[REQUIREMENT] Print the listing from its top line through the line containing "from matplotlib.ticker import MultipleLocator", nothing more, and leave out the pictures.

[RECORDED INFORMATION]
* start *
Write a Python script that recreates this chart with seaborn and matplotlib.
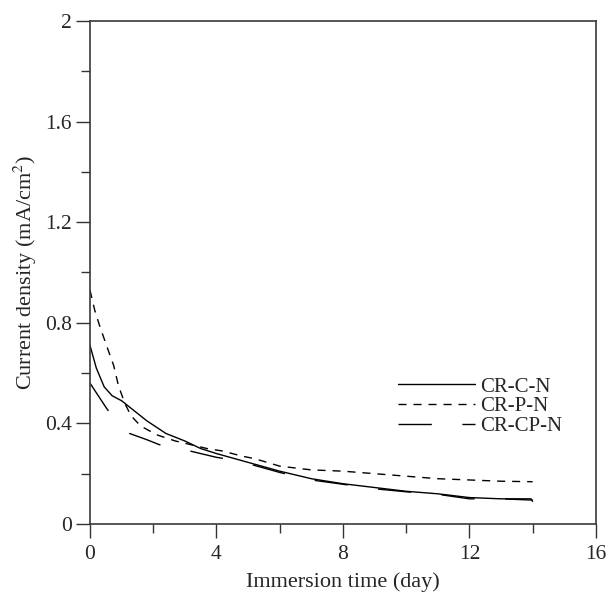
import matplotlib
matplotlib.use("Agg")
import matplotlib.pyplot as plt
import seaborn as sns
from matplotlib.ticker import MultipleLocator

# values
days_c = [0, 0.2, 0.45, 0.7, 1.0, 1.3, 1.8, 2.4, 3.0, 3.5, 4.0, 5.0, 6.0, 7.0, 8.0, 9.0, 10.0, 11.0, 12.0, 13.0, 13.95, 14.0]
cd_c = [0.71, 0.62, 0.545, 0.51, 0.49, 0.46, 0.41, 0.36, 0.33, 0.30, 0.28, 0.245, 0.21, 0.18, 0.16, 0.145, 0.13, 0.12, 0.105, 0.10, 0.10, 0.09]

days_p = [0, 0.15, 0.3, 0.55, 0.75, 0.9, 1.1, 1.3, 1.6, 2.1, 2.7, 3.7, 4.2, 4.8, 5.2, 6.0, 7.0, 8.0, 9.0, 10.0, 11.0, 12.0, 13.0, 14.0]
cd_p = [0.93, 0.85, 0.79, 0.70, 0.63, 0.55, 0.48, 0.43, 0.39, 0.355, 0.33, 0.30, 0.29, 0.27, 0.26, 0.23, 0.215, 0.21, 0.20, 0.19, 0.18, 0.175, 0.17, 0.168]

days_cp = [0, 0.55, 1.25, 1.8, 2.2, 3.0, 3.5, 4.0, 4.5, 5.0, 6.0, 7.0, 8.0, 9.0, 10.0, 11.0, 12.0, 13.0, 14.0]
cd_cp = [0.56, 0.455, 0.36, 0.335, 0.315, 0.295, 0.28, 0.265, 0.255, 0.24, 0.205, 0.175, 0.158, 0.14, 0.128, 0.118, 0.10, 0.10, 0.095]

labels = ["CR-C-N", "CR-P-N", "CR-CP-N"]

sns.set_style("ticks")
plt.rcParams['font.family'] = ['Liberation Serif', 'DejaVu Serif']
plt.rcParams['mathtext.fontset'] = 'stix'

fig, ax = plt.subplots(figsize=(6.08, 5.93), dpi=100)
fig.subplots_adjust(left=0.148, right=0.980, top=0.9646, bottom=0.1164)

sns.lineplot(x=days_c, y=cd_c, ax=ax, color='black', lw=1.0, label=labels[0], sort=False)
sns.lineplot(x=days_p, y=cd_p, ax=ax, color='black', lw=1.0, label=labels[1], sort=False,
             linestyle=(0, (5.8, 5.0)))
sns.lineplot(x=days_cp, y=cd_cp, ax=ax, color='black', lw=1.0, label=labels[2], sort=False,
             linestyle=(0, (24, 22)))

ax.set_xlim(0, 16)
ax.set_ylim(0, 2)
ax.set_xticks([0, 4, 8, 12, 16])
ax.set_yticks([0, 0.4, 0.8, 1.2, 1.6, 2.0])
ax.set_yticklabels(['0', '0.4', '0.8', '1.2', '1.6', '2'])
ax.xaxis.set_minor_locator(MultipleLocator(2))
ax.yaxis.set_minor_locator(MultipleLocator(0.2))
ax.tick_params(which='major', length=10, width=1, labelsize=15.5, color='#333333')
ax.tick_params(which='minor', length=6.5, width=1, color='#333333')
ax.tick_params(axis='x', which='major', pad=5)
ax.tick_params(axis='y', which='major', pad=3)

for sp in ax.spines.values():
    sp.set_linewidth(1.2)
    sp.set_color('#3a3a3a')

ax.set_xlabel('Immersion time (day)', fontsize=16, labelpad=6)
ax.set_ylabel('Current density (mA/cm$^2$)', fontsize=16, labelpad=4)

ax.legend(loc='upper left', bbox_to_anchor=(0.609, 0.292), frameon=False, fontsize=15,
          handlelength=3.7, handletextpad=0.25, labelspacing=0.0, borderpad=0,
          borderaxespad=0)

fig.savefig('out.png', dpi=100)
* end *
[SOLUTION]
Write a Python script that recreates this chart with seaborn and matplotlib.
import matplotlib
matplotlib.use("Agg")
import matplotlib.pyplot as plt
import seaborn as sns
from matplotlib.ticker import MultipleLocator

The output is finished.